The Rwandan Adventure Continues – Days Four and Five
The Rwandan Adventure Continues – Days Four and Five
Days four and five have been spent teaching new Rwandan pastors. Each has less than a year of ordained ministry under his belt. They lead multiple local churches that form a parish. Some pastor 100 Anglican believers and others are already pastoring 2000. All fifteen of the newly ordained are participating.
We began the first day with a conversation about ministry context. What challenges do they face? The first challenge they identified was the overwhelming number of religious people as compared with those who are following Jesus. The second challenge they identified was the absence men from church life. Wow. You would have thought they were describing church life in the US. Of course their description is sadly appropriate for both.
My goal was to present a means of communicating the whole of the Bible in three major themes. The teaching is dubbed “Bound, Released, and Transformed: The Christian Life in Three Movements.”
The takeaways for the Rwanda pastor yesterday were the concept of the attractiveness of “forbidden fruit” and concept of sins of commission and omission especially as related to Romans 7 and doing (commission) versus not doing (omission) we find in Paul.

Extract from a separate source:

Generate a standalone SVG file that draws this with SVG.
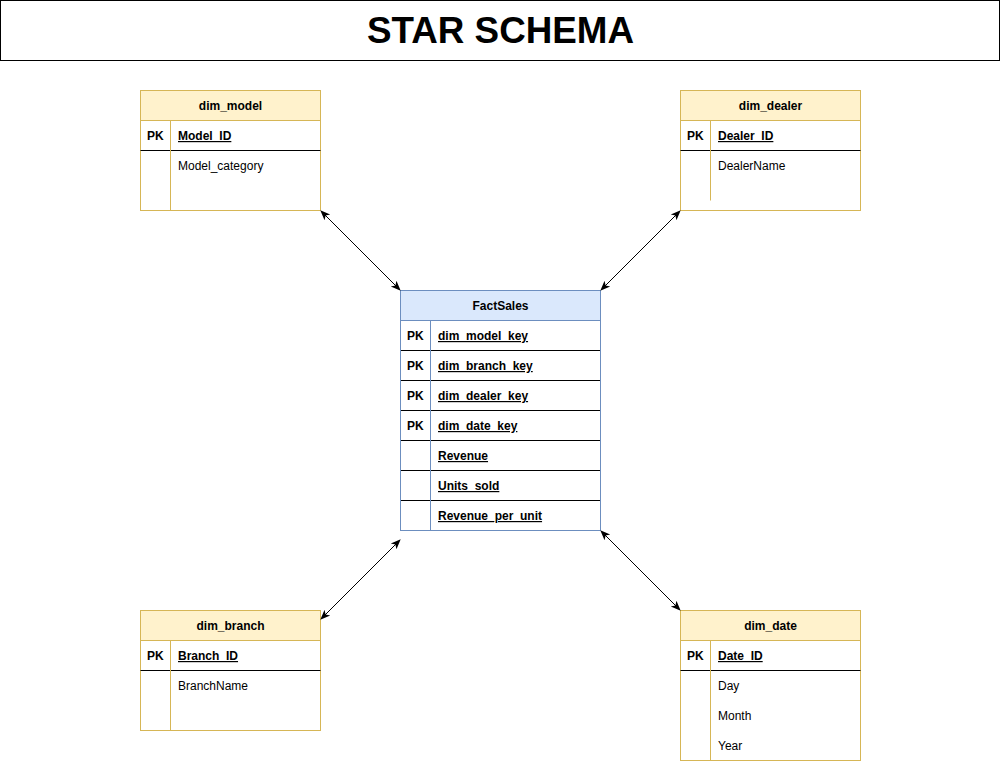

The takeaway for today was simply the overwhelming grace of God that He would make alive people who were bound and dead. I struggled to adequately describe “freedom in Christ” and in the sense of Release. Several pastors were inclined to return to the law. They had a good laugh when I asked “you foolish Rwandans, who has bewitched you?” There was a hearty, and yet somewhat disorienting for a few, conversation about what Old Testament laws we no longer follow, from circumcision to observing the Sabbath. Some wanted to retain the tithe (10% as a command) while admitting the others (like kosher food and boiling a kid in milk) were appropriately jettisoned. As expected they struggled for a reason to make the distinction. We explored the discontinuity between the Old and New Testaments (or Covenants) as opposed to the often overstated continuity.
It has been most edifying in both directions. I look forward to teaching “Transformed” tomorrow.